Hashing :- In hashing, we convert the key to a small value and the value is used to index data. Hashing supports search, insert and delete operations in O(L) time on average.
Self Balancing BST : The time complexity of the search, insert and delete operations in a self-balancing Binary Search Tree (BST) (like Red-Black Tree, AVL Tree, Splay Tree, etc) is O(L * Log n) where n is total number words and L is the length of the word. The advantage of Self-balancing BSTs is that they maintain order which makes operations like minimum, maximum, closest (floor or ceiling) and kth largest faster.
Why Trie? :-
- With Trie, we can insert and find strings in O(L) time where L represent the length of a single word. This is obviously faster than BST. This is also faster than Hashing because of the ways it is implemented. We do not need to compute any hash function.
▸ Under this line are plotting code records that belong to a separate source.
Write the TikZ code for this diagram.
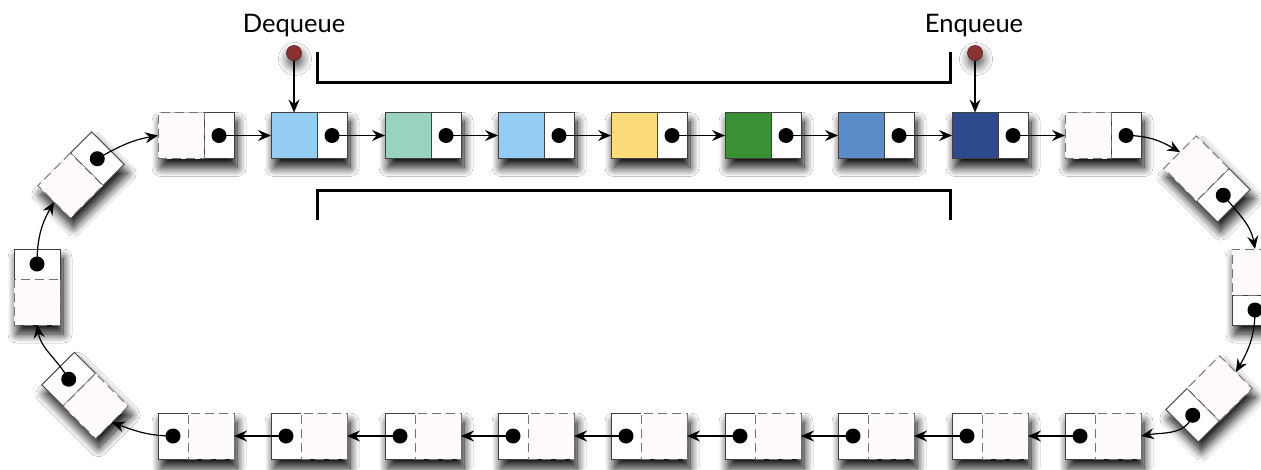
\documentclass[tikz,border=0pt]{standalone}
\usepackage{fontspec}
\newfontfamily\labfont{Lato}
\usetikzlibrary{arrows.meta,shadows.blur}
\definecolor{cLB}{HTML}{93CDF3}
\definecolor{cTeal}{HTML}{9AD2C2}
\definecolor{cYel}{HTML}{FDDB78}
\definecolor{cGreen}{HTML}{3A9135}
\definecolor{cBlue}{HTML}{5A8DCA}
\definecolor{cDark}{HTML}{2C4A8D}
\definecolor{cEmpty}{HTML}{FFFAFB}
\definecolor{cEdge}{HTML}{404040}
\definecolor{cPin}{HTML}{8B3131}
\tikzset{
  nodebg/.style={transform shape, rectangle, inner sep=0pt, outer sep=0pt,
    minimum width=76pt, minimum height=46pt, fill=white,
    blur shadow={shadow xshift=3pt, shadow yshift=-9pt, shadow blur radius=9pt,
      shadow opacity=95, shadow blur steps=14}},
  ptrsq/.style={transform shape, rectangle, inner sep=0pt, outer sep=0pt,
    minimum width=30pt, minimum height=46pt, fill=white, draw=cEdge, line width=1pt},
  full/.style={transform shape, rectangle, inner sep=0pt, outer sep=0pt,
    minimum width=46pt, minimum height=46pt, fill=#1, draw=cEdge, line width=1pt},
  emptysq/.style={transform shape, rectangle, inner sep=0pt, outer sep=0pt,
    minimum width=46pt, minimum height=46pt, fill=cEmpty, draw=gray!90!black,
    line width=1pt, dash pattern=on 9pt off 5pt},
  dotc/.style={circle, fill=black, inner sep=0pt, minimum size=15pt},
  arr/.style={-{Stealth[length=13pt,width=11pt,inset=4.5pt]}, line width=1.2pt},
  pin/.style={circle, fill=cPin, draw=cPin!60!black, line width=0.6pt, inner sep=0pt,
    minimum size=15pt,
    blur shadow={shadow xshift=1pt, shadow yshift=-6pt, shadow blur radius=9pt,
      shadow opacity=70, shadow blur steps=10}},
  bracket/.style={line width=3pt},
  lab/.style={font=\labfont\fontsize{25.5}{30}\selectfont, anchor=base, inner sep=0pt}
}
\newcommand{\qnode}[5]{%
  \begin{scope}[shift={(#2,#3)}, rotate=#4]
    \node[nodebg] (#1-bg) at (0,0) {};
    \node[ptrsq] (#1-p) at (23,0) {};
    \node[#5] (#1-d) at (-15,0) {};
    \node[dotc] (#1-dot) at (23,0) {};
  \end{scope}}
\begin{document}
\begin{tikzpicture}[x=1pt,y=1pt]
\clip (0,-469) rectangle (1261,0);
\fill[white] (0,-469) rectangle (1261,0);
% top row
\qnode{t1}{196}{-135.5}{0}{emptysq}
\qnode{t2}{309}{-135.5}{0}{full=cLB}
\qnode{t3}{423}{-135.5}{0}{full=cTeal}
\qnode{t4}{536}{-135.5}{0}{full=cLB}
\qnode{t5}{649}{-135.5}{0}{full=cYel}
\qnode{t6}{763}{-135.5}{0}{full=cGreen}
\qnode{t7}{876}{-135.5}{0}{full=cBlue}
\qnode{t8}{990}{-135.5}{0}{full=cDark}
\qnode{t9}{1103}{-135.5}{0}{emptysq}
% right side
\qnode{r1}{1207}{-179}{-45}{emptysq}
\qnode{r2}{1255}{-287}{-90}{emptysq}
\qnode{r3}{1209}{-399}{-135}{emptysq}
% bottom row
\qnode{b9}{1103}{-436}{180}{emptysq}
\qnode{b8}{990}{-436}{180}{emptysq}
\qnode{b7}{876}{-436}{180}{emptysq}
\qnode{b6}{763}{-436}{180}{emptysq}
\qnode{b5}{649}{-436}{180}{emptysq}
\qnode{b4}{536}{-436}{180}{emptysq}
\qnode{b3}{423}{-436}{180}{emptysq}
\qnode{b2}{309}{-436}{180}{emptysq}
\qnode{b1}{196}{-436}{180}{emptysq}
% left side
\qnode{l3}{85}{-395.5}{135}{emptysq}
\qnode{l2}{37}{-287}{90}{emptysq}
\qnode{l1}{81}{-175}{45}{emptysq}
% straight arrows
\foreach \a/\b in {t1/t2,t2/t3,t3/t4,t4/t5,t5/t6,t6/t7,t7/t8,t8/t9,
                   b9/b8,b8/b7,b7/b6,b6/b5,b5/b4,b4/b3,b3/b2,b2/b1}
  \draw[arr] (\a-dot.center) -- (\b-d.west);
% curved arrows
\draw[arr] (t9-dot.center) to[out=0,in=150] (r1-d.west);
\draw[arr] (r1-dot.center) to[out=-50,in=100] (r2-d.west);
\draw[arr] (r2-dot.center) to[out=-90,in=60] (r3-d.west);
\draw[arr] (r3-dot.center) to[out=-110,in=10] (b9-d.west);
\draw[arr] (b1-dot.center) to[out=180,in=-20] (l3-d.west);
\draw[arr] (l3-dot.center) to[out=120,in=-80] (l2-d.west);
\draw[arr] (l2-dot.center) to[out=90,in=240] (l1-d.west);
\draw[arr] (l1-dot.center) to[out=30,in=190] (t1-d.west);
% pins and labels
\node[pin] (pinD) at (294,-53) {};
\node[pin] (pinE) at (975,-53) {};
\draw[arr] (pinD) -- (t2-d.north);
\draw[arr] (pinE) -- (t8-d.north);
\node[lab] (labD) at (294,-32) {Dequeue};
\node[lab] (labE) at (974,-32) {Enqueue};
% brackets
\coordinate (bt1) at (317,-52);
\coordinate (bt2) at (950,-82);
\coordinate (bt3) at (950,-52);
\draw[bracket] (bt1) |- (bt2) -- (bt3);
\coordinate (bb1) at (317,-220);
\coordinate (bb2) at (950,-190);
\coordinate (bb3) at (950,-220);
\draw[bracket] (bb1) |- (bb2) -- (bb3);
\end{tikzpicture}
\end{document}
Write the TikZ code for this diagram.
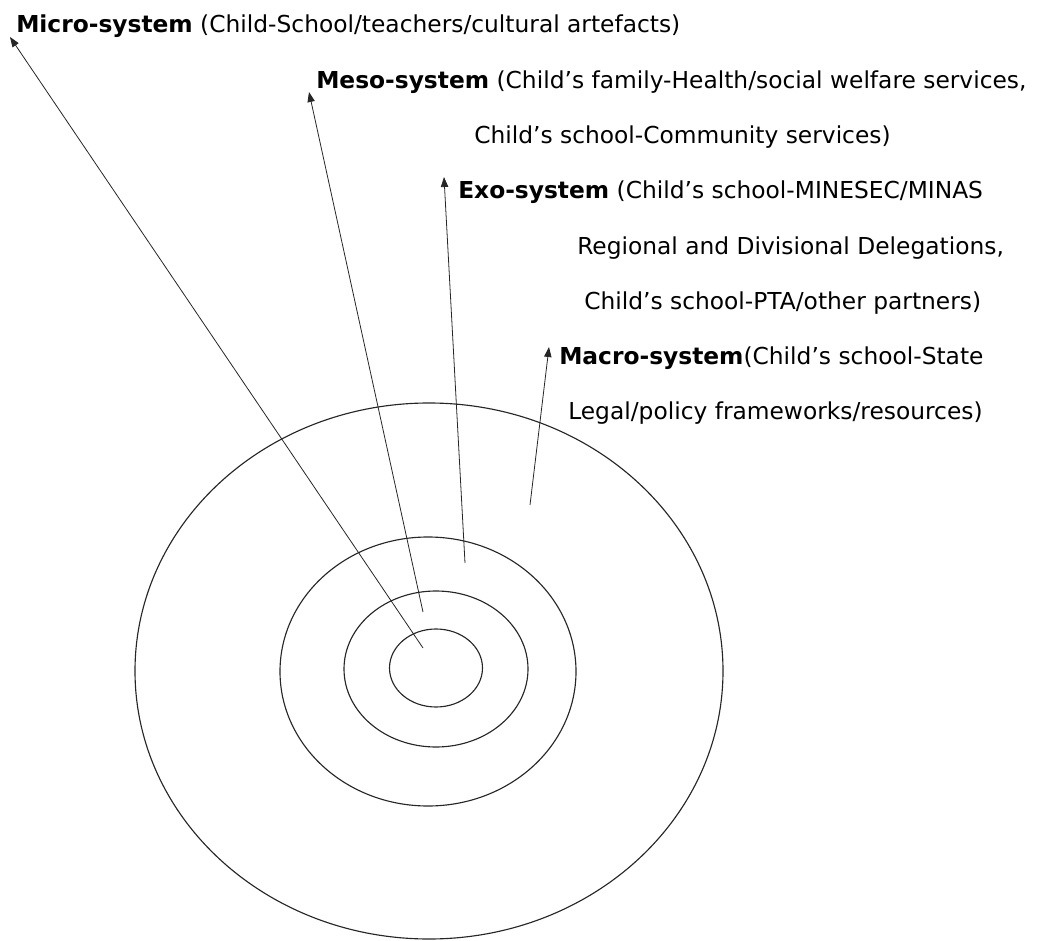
\documentclass[tikz,border=0pt]{standalone}
\usepackage{fontspec}
\setmainfont{DejaVu Sans}
\usepackage{tikz}
\usetikzlibrary{arrows.meta,shapes.geometric}
\tikzset{
  ring/.style={draw=black!85, ellipse, line width=0.85pt, inner sep=0pt},
  lbl/.style={anchor=base west, inner sep=0pt, font=\fontsize{17.5}{20}\selectfont},
  ptr/.style={-{Triangle[length=7.5pt,width=5.5pt]}, line width=0.6pt, black!85},
}

\begin{document}
\begin{tikzpicture}[x=0.75pt,y=-0.75pt]
\useasboundingbox (0,0) rectangle (1050,941);
% the four systems, outer to inner
\node[ring, minimum width=441pt, minimum height=402pt] (macro) at (429,671) {};
\node[ring, minimum width=222pt, minimum height=201.75pt] (exo) at (428,671.5) {};
\node[ring, minimum width=138pt, minimum height=117pt] (meso) at (436,669) {};
\node[ring, minimum width=69.75pt, minimum height=58.5pt] (micro) at (436,668) {};
% labels
\node[lbl] (micro-t) at (16,33) {\textbf{Micro-system} (Child-School/teachers/cultural artefacts)};
\node[lbl] (meso-t) at (316,89) {\textbf{Meso-system} (Child’s family-Health/social welfare services,};
\node[lbl] (meso-t2) at (474,144) {Child’s school-Community services)};
\node[lbl] (exo-t) at (458,199) {\textbf{Exo-system} (Child’s school-MINESEC/MINAS};
\node[lbl] (exo-t2) at (577,255) {Regional and Divisional Delegations,};
\node[lbl] (exo-t3) at (584,310) {Child’s school-PTA/other partners)};
\node[lbl] (macro-t) at (559,364) {\textbf{Macro-system}(Child’s school-State};
\node[lbl] (macro-t2) at (568,419) {Legal/policy frameworks/resources)};
% pointers from each ring to its label
\coordinate (micro-in) at (423,648);
\coordinate (micro-tip) at (10,37);
\coordinate (meso-in) at (423,612);
\coordinate (meso-tip) at (309,92);
\coordinate (exo-in) at (465,563);
\coordinate (exo-tip) at (444,177);
\coordinate (macro-in) at (530,505);
\coordinate (macro-tip) at (549,347);
\draw[ptr] (micro-in) -- (micro-tip);
\draw[ptr] (meso-in) -- (meso-tip);
\draw[ptr] (exo-in) -- (exo-tip);
\draw[ptr] (macro-in) -- (macro-tip);
\end{tikzpicture}
\end{document}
No collision handling is required (like we do in [open addressing and separate chaining
- Another advantage of Trie is, we can easily print all words in alphabetical order which is not easily possible with hashing.
- We can efficiently do prefix search (or auto-complete) with Trie.
Issues with Trie :-
The main disadvantage of tries is that they need a lot of memory for storing the strings. For each node we have too many node pointers(equal to number of characters of the alphabet), if space is concerned, then Ternary Search Tree can be preferred for dictionary implementations. In Ternary Search Tree, the time complexity of search operation is O(h) where h is the height of the tree. Ternary Search Trees also supports other operations supported by Trie like prefix search, alphabetical order printing, and nearest neighbor search.
The final conclusion is regarding tries data structure is that they are faster but require huge memory for storing the strings.